Sat, May 27, 9:30 to 10:45, Hilton San Diego Bayfront, Floor: 3, Aqua Salon AB

Abstract

The future does not exist: and this simple fact gives it a special epistemic function.

The future is where truths too uncertain, fears too politically incorrect, ideas too unprovable, receive unofficial license to roam. The future is a liminal zone, a margin of tolerated unorthodoxy that provides essential compensation for the rigidity of modern epistemic systems. This ‘flexibility’ is central to the perceived ruptures of traditional authorities in the contemporary moment. What we call post-fact politics (David Roberts), the age of skepticism (Siebers, Leiter), the rise of pre-emption (Massumi, Amoore), describe situations where apparently well-established infrastructures of belief and proof are disrupted by transgressive associations of words and things. The future is here conceptualised as a mode for such interventions.

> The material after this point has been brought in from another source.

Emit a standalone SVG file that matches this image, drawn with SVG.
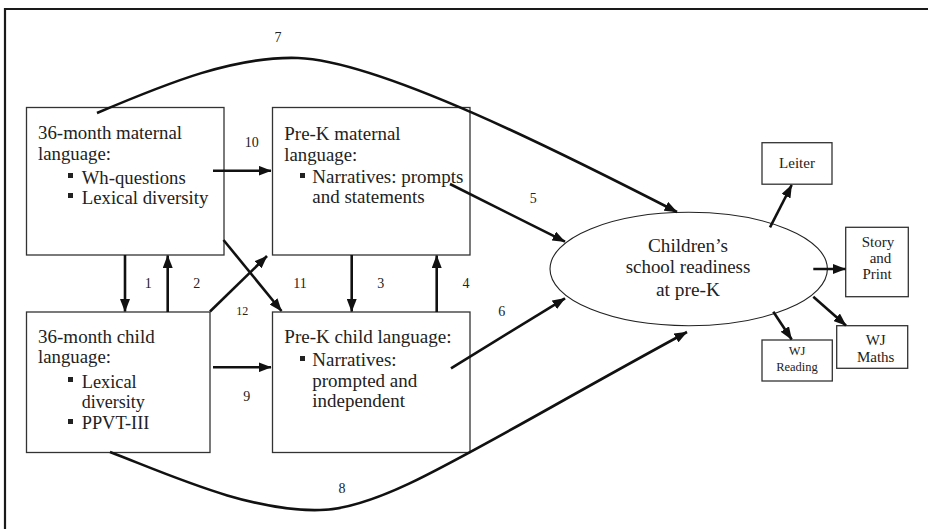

This view helps us understand the present-day intersection of two contradictory fantasies: first, the quest to know and predict exhaustively, especially through new technologies and algorithms; second, heightened anxiety over uncertainties that both necessitate and elude those efforts. In the talk, I trace these contradictory fantasies across several interconnected scenes. We find voracious data hunger and apophenia (Steyerl) accompanied by visions of uncontrolled futures in the Snowden affair, and the narrative of radical terrorism; in Donald Trump’s depiction of eroded borders, and the use of latest surveillance technologies in tracking Muslims; in the revival (endurance?) of the paranoid style (Richard Hofstadter); and even in the apocalyptic warnings over climate change, tempered by deep confusion over the reliability of such estimates.

The trading of ‘futures’ in stock markets originated from the need to align uncertainties inherent in agricultural timescales with the epistemic demands of human markets. The futures I speak of are currency in epistemic black markets: spaces where things other than presently real, proven, accounted for, may nevertheless be traded for sentiment and opinion.